Consider a spacecraft that is to be launched from the Earth
to the Moon. Calculate the minimum velocity needed for the
spacecraft to just make it to the Moon’s surface. Ignore air drag
from the Earth’s atmosphere. Hint: The spacecraft will not have
zero velocity when it reaches the Moon

physics  tchrwill, Wednesday, October 24, 2012 at 7:35pm
Contrary to popular belief, a spacecraft does not have to reach full escape velocity in order to reach the Moon. The full escape velocity from a 200 mile high circular orbit is 24,400 mph. Assuming the trip starts from a 200 mile high circular orbit, the minimum injection velocity out of this orbit would be ~24,200 miles per hour, ~35,500 feet per second, or ~10.82 km/sec., to place the spacecraft on an elliptical, minimum energy, Hohmann Transfer trajectory to the Moon. Since the spacecraft is already traveling at a speed of 25,306 ft/sec to maintain the 200 mile high orbit, the deltaV, additional velocity, needed out of the circular orbit is ~10,194 ft/sec. This elliptical trajectory, eccentricity = .966, would bring the spacecraft tangent to the lunar orbit in 120 hours. Any less velocity and a spaceship would not get there at all.

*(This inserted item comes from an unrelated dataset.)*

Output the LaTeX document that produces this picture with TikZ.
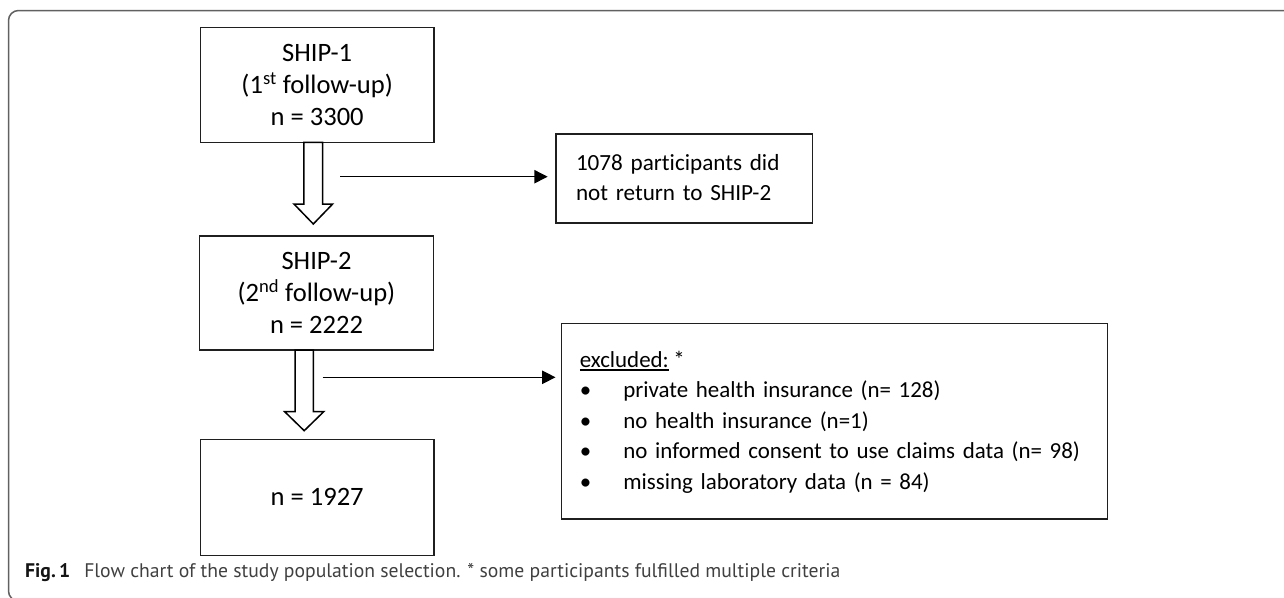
\documentclass[tikz,border=0pt]{standalone}
\usepackage{fontspec}
\setmainfont{Carlito}[Ligatures=NoCommon]
\newfontfamily\capfont{PT Sans}
\usetikzlibrary{arrows.meta,calc}
\newlength\myulw
\newcommand\myul[1]{\settowidth{\myulw}{#1}\rlap{\rule[-3.5pt]{\myulw}{1.5pt}}#1}
\newdimen\fitw
\newcommand\fitsize[4]{\setbox0=\hbox{\normalfont#2\fontsize{10}{12}\selectfont #3}\fitw=\wd0\relax\pgfmathsetmacro#1{10*#4/\the\fitw}}
\newcommand\bul{\makebox[43.6pt][l]{\textbullet}}
\newcommand\down[2]{\raisebox{-#1pt}[\height][\depth]{#2}}
\begin{document}
\fitsize\bigsize{}{n = 3300}{93}%
\fitsize\retsize{}{1078 participants did}{198.5}%
\fitsize\smallsize{}{no informed consent to use claims data (n= 98)}{437}%
\fitsize\capsize{\capfont}{Flow chart of the study population selection. * some participants fulfilled multiple criteria}{756}%
\begin{tikzpicture}[x=1pt,y=-1pt,
  box/.style={draw=black!88, line width=1.3pt, inner sep=0pt},
  bigtxt/.style={font=\fontsize{\bigsize}{32}\selectfont},
  rettxt/.style={font=\fontsize{\retsize}{30}\selectfont, align=left},
  smalltxt/.style={font=\fontsize{\smallsize}{30.5}\selectfont, align=left},
  thinarrow/.style={line width=1.3pt, draw=black, -{Triangle[length=13.3pt,width=13.3pt]}},
  hollow/.style={draw=black, line width=1.5pt, fill=white, line join=miter},
  frame/.style={draw=black!62, line width=1.5pt, rounded corners=10pt}
]
\useasboundingbox (0,0) rectangle (1284,597);
\draw[frame] (1290,10.5) -- (8.5,10.5) -- (8.5,601) -- (1290,601);

\node[box, bigtxt, minimum width=233.5pt, minimum height=115pt] (ship1) at (317.2,84.8)
  {\down{2}{\begin{tabular}{@{}c@{}}SHIP-1\\(1\textsuperscript{st} follow-up)\\n = 3300\end{tabular}}};
\node[box, bigtxt, minimum width=233.7pt, minimum height=114pt] (ship2) at (316.5,293)
  {\down{1.8}{\begin{tabular}{@{}c@{}}SHIP-2\\(2\textsuperscript{nd} follow-up)\\n = 2222\end{tabular}}};
\node[box, bigtxt, minimum width=233.6pt, minimum height=116.4pt] (final) at (317.2,497.5)
  {\down{1.3}{\begin{tabular}{@{}c@{}}n = 1927\end{tabular}}};
\node[box, rettxt, text width=216.7pt, inner xsep=20pt, minimum height=89pt] (ret) at (684.35,178.5)
  {\down{0.9}{\begin{tabular}{@{}l@{}}1078 participants did\\not return to SHIP-2\end{tabular}}};
\node[box, smalltxt, text width=509.7pt, inner xsep=18pt, minimum height=195.7pt] (excl) at (834.6,421.15)
  {\down{1}{\begin{tabular}{@{}l@{}}
   \myul{excluded:}\hspace{0.2em}*\\
   \bul private health insurance (n= 128)\\
   \bul no health insurance (n=1)\\
   \bul no informed consent to use claims data (n= 98)\\
   \bul missing laboratory data (n = 84)
   \end{tabular}}};

% hollow block arrows
\coordinate (h1) at (313.3,142.3);
\draw[hollow] (h1) ++(-9.35,0) -- ++(0,61.7) -- ++(-10,0) -- (h1 |- 0,224) -- ++(19.35,-20) -- ++(-10,0) -- ++(0,-61.7) -- cycle;
\coordinate (h2) at (304.2,350);
\draw[hollow] (h2) ++(-9.15,0) -- ++(0,61.7) -- ++(-10.35,0) -- (h2 |- 0,430.7) -- ++(19.5,-19) -- ++(-10.35,0) -- ++(0,-61.7) -- cycle;

% thin arrows
\coordinate (s1) at (340,176.7);
\draw[thinarrow, shorten >=7.7pt] (s1) -- (s1 -| ret.west);
\coordinate (s2) at (322.7,377.3);
\draw[thinarrow, shorten >=5.6pt] (s2) -- (s2 -| excl.west);

\node[anchor=base west, inner sep=0pt, font=\capfont\fontsize{\capsize}{19}\selectfont] (cap) at (25,577.3)
  {\textcolor{black!92}{\textbf{Fig.\,1}}\hspace{14pt}\textcolor{black!75}{Flow chart of the study population selection. * some participants fulfilled multiple criteria}};
\end{tikzpicture}
\end{document}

Any more velocity and the time would be shortened as well as the spacecraft passing in front of the Moon. The Apollo missions typically took about 72 hours to reach the moon. As the spacecraft passed in front of the Moon, the Service Module rocket engine fired, slowing the spacecraft down to a velocity that placed the spacecraft into lunar orbit.